Asustek Computer Inc (華碩) yesterday reported slight annual growth in net income for last quarter, supported primarily by better-than-expected notebook shipments during the electronics industry’s peak season.
Net profit inched up 0.88 percent to NT$4.54 billion (US$135.84 million) last quarter, the company said. That represented a quarterly growth of 7.83 percent.
“Last quarter’s net income growth was mainly because of the better-than-expected notebook PC shipments,” chief financial officer Nick Wu (吳長榮) told the Taipei Times.
The PC vendor shipped 5.4 million notebooks during the October-to-December quarter, beating its estimate of 5.2 million units, Asustek said.
The quarterly results brought the company’s net profit for the full year to NT$17.09 billion, down 12.22 percent from NT$19.47 billion in 2014, the company’s filing with the Taiwan Stock Exchange showed.
Asustek attributed the decline to currency exchange losses and lower investment income compared with the previous year.
Brand revenues last year were flattish at NT$436.52 billion compared with NT$436.26 billion in 2014, it said.
Asustek also reported that annual revenue rose 0.9 percent to NT$35.29 billion last month. That represented a sequential decline of 7.08 percent.
The company is to host an investors’ conference tomorrow to provide its quarterly guidance for this quarter.
In related news, Taiwanese contract computer makers Quanta Computer Inc (廣達), Inventec Corp (英業達), Wistron Corp (緯創), Compal Electronics Co (仁寶) and Pegatron Corp (和碩) yesterday all reported double-digit percentage declines in revenue last month due to PC industry headwinds and a seasonal slowdown.
Quanta’s revenue plunged 14.34 percent annually and 38.03 percent monthly to NT$60.07 billion last month, its filing showed.

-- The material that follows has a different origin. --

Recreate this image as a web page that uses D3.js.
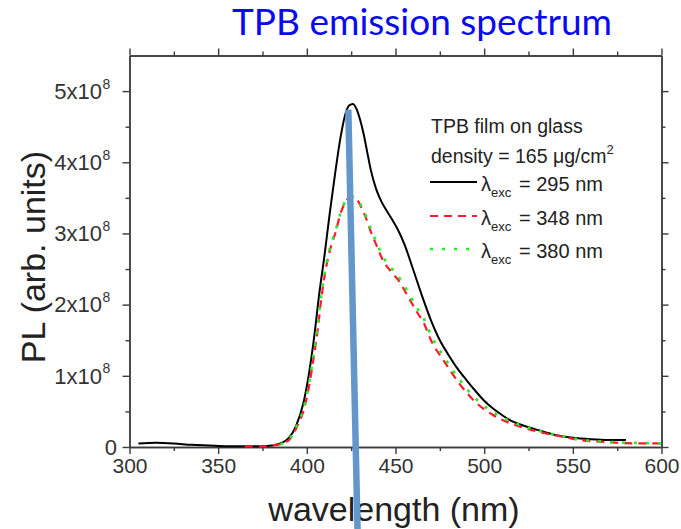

“Due to early pull-in shipment requests in December and seasonality, Quanta’s notebook shipments plummeted more than 40 percent to 2.3 million units last month from the 4 million notebooks it shipped in a month ago,” an investor relations officer said by telephone.
Wistron’s revenue fell 16.45 percent year-on-year and 29.33 percent month-on-month to NT$41.21 billion last month, while Compal’s dropped 18.41 percent annually and 32.57 percent monthly to NT$56.08 billion last month, citing slow season and clouded visibility of the PC industry.
Pegatron attributed its 14.08 percent annual decline in revenue to NT$101.43 billion last month to a higher base compared with the same period last year.
The slow season also weighed on Pegatron’s sales last month, the company said.
Inventec’s sales shrank 21.9 percent to NT$30.1 billion last month from a month earlier, but the firm’s monthly sales grew 0.78 percent from a year earlier.
“The slight annual increase in revenue was fueled by the robust demand from handheld devices and solar products, while PC shipments last month contracted from a month earlier due to seasonality,” its investor relations officer said.